[Data for processing start]
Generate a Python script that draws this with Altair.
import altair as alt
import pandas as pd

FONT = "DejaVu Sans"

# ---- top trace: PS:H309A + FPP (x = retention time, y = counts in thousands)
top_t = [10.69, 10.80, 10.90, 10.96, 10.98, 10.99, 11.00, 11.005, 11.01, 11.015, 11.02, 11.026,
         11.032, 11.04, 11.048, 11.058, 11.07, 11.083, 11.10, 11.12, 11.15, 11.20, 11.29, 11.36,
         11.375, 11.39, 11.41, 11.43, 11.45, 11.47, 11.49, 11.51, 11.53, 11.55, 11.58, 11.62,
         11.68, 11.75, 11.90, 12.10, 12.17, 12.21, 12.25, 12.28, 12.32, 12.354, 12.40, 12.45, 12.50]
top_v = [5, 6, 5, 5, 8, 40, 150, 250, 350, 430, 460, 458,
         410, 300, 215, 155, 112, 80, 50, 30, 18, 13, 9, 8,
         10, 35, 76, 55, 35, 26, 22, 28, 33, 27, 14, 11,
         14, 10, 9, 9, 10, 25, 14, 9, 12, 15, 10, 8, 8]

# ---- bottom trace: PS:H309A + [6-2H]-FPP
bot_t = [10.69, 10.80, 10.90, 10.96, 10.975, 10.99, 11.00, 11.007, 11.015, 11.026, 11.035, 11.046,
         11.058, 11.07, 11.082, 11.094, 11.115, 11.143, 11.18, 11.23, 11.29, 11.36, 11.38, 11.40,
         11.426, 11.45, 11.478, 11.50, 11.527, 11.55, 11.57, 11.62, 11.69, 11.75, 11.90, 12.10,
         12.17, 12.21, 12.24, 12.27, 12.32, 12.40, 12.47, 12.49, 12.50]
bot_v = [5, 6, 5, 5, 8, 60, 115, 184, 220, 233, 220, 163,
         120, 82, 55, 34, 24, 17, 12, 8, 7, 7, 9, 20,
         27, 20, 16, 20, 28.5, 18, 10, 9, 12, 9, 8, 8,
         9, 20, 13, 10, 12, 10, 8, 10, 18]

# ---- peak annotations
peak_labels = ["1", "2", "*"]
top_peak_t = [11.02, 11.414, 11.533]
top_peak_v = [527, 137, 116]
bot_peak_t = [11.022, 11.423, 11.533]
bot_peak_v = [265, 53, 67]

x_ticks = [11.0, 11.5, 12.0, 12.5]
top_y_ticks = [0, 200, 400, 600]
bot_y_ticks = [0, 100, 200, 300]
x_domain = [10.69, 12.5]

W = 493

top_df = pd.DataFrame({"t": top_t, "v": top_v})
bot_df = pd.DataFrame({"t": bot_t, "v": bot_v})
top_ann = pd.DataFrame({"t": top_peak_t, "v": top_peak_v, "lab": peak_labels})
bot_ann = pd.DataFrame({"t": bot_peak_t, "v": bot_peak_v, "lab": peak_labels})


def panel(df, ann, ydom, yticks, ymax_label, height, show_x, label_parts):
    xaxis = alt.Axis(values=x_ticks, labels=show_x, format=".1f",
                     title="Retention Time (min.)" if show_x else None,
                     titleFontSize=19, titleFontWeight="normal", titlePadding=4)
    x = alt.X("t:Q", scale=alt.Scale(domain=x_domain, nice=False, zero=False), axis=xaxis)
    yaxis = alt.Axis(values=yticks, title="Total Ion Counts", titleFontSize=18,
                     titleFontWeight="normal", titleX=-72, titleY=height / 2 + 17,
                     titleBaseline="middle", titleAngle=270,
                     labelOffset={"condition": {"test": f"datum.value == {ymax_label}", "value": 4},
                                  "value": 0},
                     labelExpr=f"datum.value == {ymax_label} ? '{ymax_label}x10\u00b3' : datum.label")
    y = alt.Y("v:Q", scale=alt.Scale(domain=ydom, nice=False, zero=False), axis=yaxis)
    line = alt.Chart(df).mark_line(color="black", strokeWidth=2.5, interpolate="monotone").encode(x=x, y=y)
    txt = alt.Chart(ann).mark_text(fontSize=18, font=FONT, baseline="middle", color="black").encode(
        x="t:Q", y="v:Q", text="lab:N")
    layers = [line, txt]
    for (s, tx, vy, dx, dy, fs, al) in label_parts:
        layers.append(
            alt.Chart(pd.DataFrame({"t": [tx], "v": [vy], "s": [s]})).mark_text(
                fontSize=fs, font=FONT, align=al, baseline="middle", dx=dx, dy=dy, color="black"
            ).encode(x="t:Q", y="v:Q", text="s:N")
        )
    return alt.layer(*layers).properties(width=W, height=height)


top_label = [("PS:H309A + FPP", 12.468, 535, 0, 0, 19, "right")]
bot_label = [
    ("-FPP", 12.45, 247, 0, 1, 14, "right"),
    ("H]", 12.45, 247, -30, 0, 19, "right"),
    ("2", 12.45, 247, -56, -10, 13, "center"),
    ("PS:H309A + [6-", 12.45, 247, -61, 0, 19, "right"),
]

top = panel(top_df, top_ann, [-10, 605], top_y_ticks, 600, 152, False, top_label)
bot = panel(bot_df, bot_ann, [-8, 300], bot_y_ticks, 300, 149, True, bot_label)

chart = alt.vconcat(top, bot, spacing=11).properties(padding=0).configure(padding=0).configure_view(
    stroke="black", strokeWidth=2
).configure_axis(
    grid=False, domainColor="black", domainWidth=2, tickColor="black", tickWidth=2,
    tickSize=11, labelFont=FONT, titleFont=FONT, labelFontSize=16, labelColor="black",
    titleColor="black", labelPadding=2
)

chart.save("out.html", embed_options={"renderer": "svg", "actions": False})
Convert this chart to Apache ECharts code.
[Data for processing end]
Without changing a word, restate the whole listing.

Generate a Python script that draws this with Altair.
import altair as alt
import pandas as pd

FONT = "DejaVu Sans"

# ---- top trace: PS:H309A + FPP (x = retention time, y = counts in thousands)
top_t = [10.69, 10.80, 10.90, 10.96, 10.98, 10.99, 11.00, 11.005, 11.01, 11.015, 11.02, 11.026,
         11.032, 11.04, 11.048, 11.058, 11.07, 11.083, 11.10, 11.12, 11.15, 11.20, 11.29, 11.36,
         11.375, 11.39, 11.41, 11.43, 11.45, 11.47, 11.49, 11.51, 11.53, 11.55, 11.58, 11.62,
         11.68, 11.75, 11.90, 12.10, 12.17, 12.21, 12.25, 12.28, 12.32, 12.354, 12.40, 12.45, 12.50]
top_v = [5, 6, 5, 5, 8, 40, 150, 250, 350, 430, 460, 458,
         410, 300, 215, 155, 112, 80, 50, 30, 18, 13, 9, 8,
         10, 35, 76, 55, 35, 26, 22, 28, 33, 27, 14, 11,
         14, 10, 9, 9, 10, 25, 14, 9, 12, 15, 10, 8, 8]

# ---- bottom trace: PS:H309A + [6-2H]-FPP
bot_t = [10.69, 10.80, 10.90, 10.96, 10.975, 10.99, 11.00, 11.007, 11.015, 11.026, 11.035, 11.046,
         11.058, 11.07, 11.082, 11.094, 11.115, 11.143, 11.18, 11.23, 11.29, 11.36, 11.38, 11.40,
         11.426, 11.45, 11.478, 11.50, 11.527, 11.55, 11.57, 11.62, 11.69, 11.75, 11.90, 12.10,
         12.17, 12.21, 12.24, 12.27, 12.32, 12.40, 12.47, 12.49, 12.50]
bot_v = [5, 6, 5, 5, 8, 60, 115, 184, 220, 233, 220, 163,
         120, 82, 55, 34, 24, 17, 12, 8, 7, 7, 9, 20,
         27, 20, 16, 20, 28.5, 18, 10, 9, 12, 9, 8, 8,
         9, 20, 13, 10, 12, 10, 8, 10, 18]

# ---- peak annotations
peak_labels = ["1", "2", "*"]
top_peak_t = [11.02, 11.414, 11.533]
top_peak_v = [527, 137, 116]
bot_peak_t = [11.022, 11.423, 11.533]
bot_peak_v = [265, 53, 67]

x_ticks = [11.0, 11.5, 12.0, 12.5]
top_y_ticks = [0, 200, 400, 600]
bot_y_ticks = [0, 100, 200, 300]
x_domain = [10.69, 12.5]

W = 493

top_df = pd.DataFrame({"t": top_t, "v": top_v})
bot_df = pd.DataFrame({"t": bot_t, "v": bot_v})
top_ann = pd.DataFrame({"t": top_peak_t, "v": top_peak_v, "lab": peak_labels})
bot_ann = pd.DataFrame({"t": bot_peak_t, "v": bot_peak_v, "lab": peak_labels})


def panel(df, ann, ydom, yticks, ymax_label, height, show_x, label_parts):
    xaxis = alt.Axis(values=x_ticks, labels=show_x, format=".1f",
                     title="Retention Time (min.)" if show_x else None,
                     titleFontSize=19, titleFontWeight="normal", titlePadding=4)
    x = alt.X("t:Q", scale=alt.Scale(domain=x_domain, nice=False, zero=False), axis=xaxis)
    yaxis = alt.Axis(values=yticks, title="Total Ion Counts", titleFontSize=18,
                     titleFontWeight="normal", titleX=-72, titleY=height / 2 + 17,
                     titleBaseline="middle", titleAngle=270,
                     labelOffset={"condition": {"test": f"datum.value == {ymax_label}", "value": 4},
                                  "value": 0},
                     labelExpr=f"datum.value == {ymax_label} ? '{ymax_label}x10\u00b3' : datum.label")
    y = alt.Y("v:Q", scale=alt.Scale(domain=ydom, nice=False, zero=False), axis=yaxis)
    line = alt.Chart(df).mark_line(color="black", strokeWidth=2.5, interpolate="monotone").encode(x=x, y=y)
    txt = alt.Chart(ann).mark_text(fontSize=18, font=FONT, baseline="middle", color="black").encode(
        x="t:Q", y="v:Q", text="lab:N")
    layers = [line, txt]
    for (s, tx, vy, dx, dy, fs, al) in label_parts:
        layers.append(
            alt.Chart(pd.DataFrame({"t": [tx], "v": [vy], "s": [s]})).mark_text(
                fontSize=fs, font=FONT, align=al, baseline="middle", dx=dx, dy=dy, color="black"
            ).encode(x="t:Q", y="v:Q", text="s:N")
        )
    return alt.layer(*layers).properties(width=W, height=height)


top_label = [("PS:H309A + FPP", 12.468, 535, 0, 0, 19, "right")]
bot_label = [
    ("-FPP", 12.45, 247, 0, 1, 14, "right"),
    ("H]", 12.45, 247, -30, 0, 19, "right"),
    ("2", 12.45, 247, -56, -10, 13, "center"),
    ("PS:H309A + [6-", 12.45, 247, -61, 0, 19, "right"),
]

top = panel(top_df, top_ann, [-10, 605], top_y_ticks, 600, 152, False, top_label)
bot = panel(bot_df, bot_ann, [-8, 300], bot_y_ticks, 300, 149, True, bot_label)

chart = alt.vconcat(top, bot, spacing=11).properties(padding=0).configure(padding=0).configure_view(
    stroke="black", strokeWidth=2
).configure_axis(
    grid=False, domainColor="black", domainWidth=2, tickColor="black", tickWidth=2,
    tickSize=11, labelFont=FONT, titleFont=FONT, labelFontSize=16, labelColor="black",
    titleColor="black", labelPadding=2
)

chart.save("out.html", embed_options={"renderer": "svg", "actions": False})
Convert this chart to Apache ECharts code.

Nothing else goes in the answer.